Synthesis and photopolymerization of novel N-vinyl amide monomers and synthesis and characterization of a one-component maleimide epoxy resin

Leslie Ann White


In Part I, a series of novel N -vinyl amide monomers was synthesized and their photopolymerizations attempted. A series of N -alkyl or aromatic-N -vinyl formamide derivatives was synthesized. Their photopolymerization behavior was compared to that of three commercial N -vinyl amide monomers, N -vinyl formamide, N -vinylpyrrolidone, and N -vinycaprolactam. Of the synthesized derivatives, only N -benyl-N -vinyl formamide and t -butyl-α-(N -vinylformamido)methacrylate photopolymerized. The lack of polymerization in the remaining derivatives is attributed to steric hinderance due to the cis conformation of the vinyl moiety with respect to the amide bond. A crosslinker based on N -vinylpyrrolidone was also synthesized, and its photopolymerization behavior was investigated in both aqueous and bulk conditions. The kinetic behavior of this bis-N -vinylpyrrolidone crosslinker, as well as that of an analogous monofunctional N -vinylpyrrolidone monomer with a hexyl side chain was investigated.

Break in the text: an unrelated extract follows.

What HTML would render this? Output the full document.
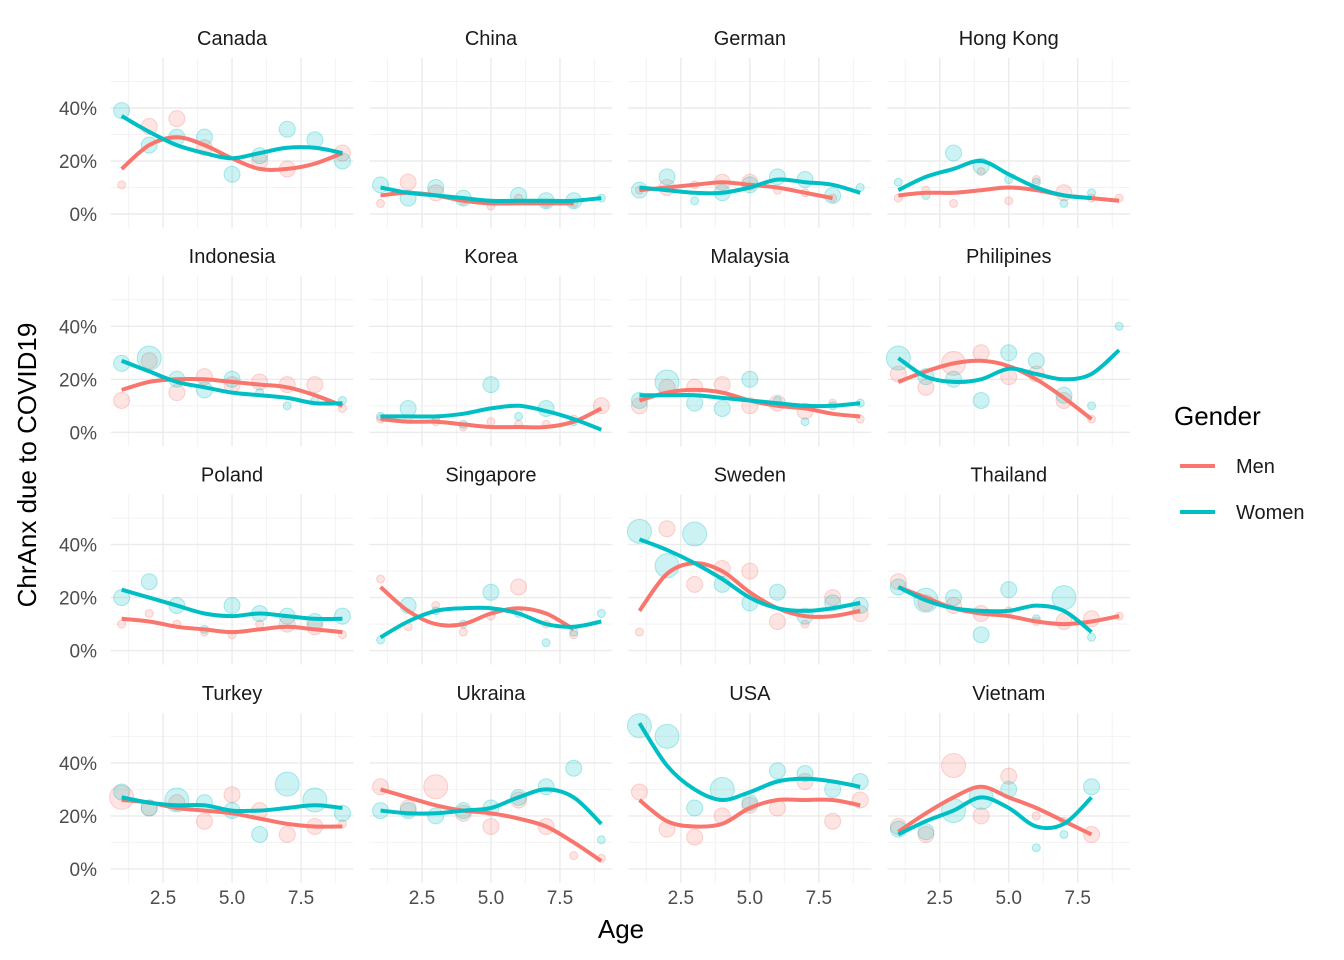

Both the crosslinker and the monomer showed substantially higher rates of polymerization than N -vinylpyrrolidone itself. This increase in rate was attributed to a decrease in termination events due to steric bulk of the monomer. In Part II, an adduct of N -(p -carboxyphenyl)maleimide and allyl glycidal ether was synthesized. The thermal curing behavior of this adduct was investigated by TGA, DTA, and DSC and compared to that of a commercial bismaleimide resin, Matrimid 5292(TM). A weight loss due to water loss upon etherification was seen by TGA, occurring at 205°C. A curing exotherm beginning at 200°C was seen by DTA and DSC. The cured polymer was dark red to brown and brittle. Initial attempts at carbon fiber composite formation were unsuccessful.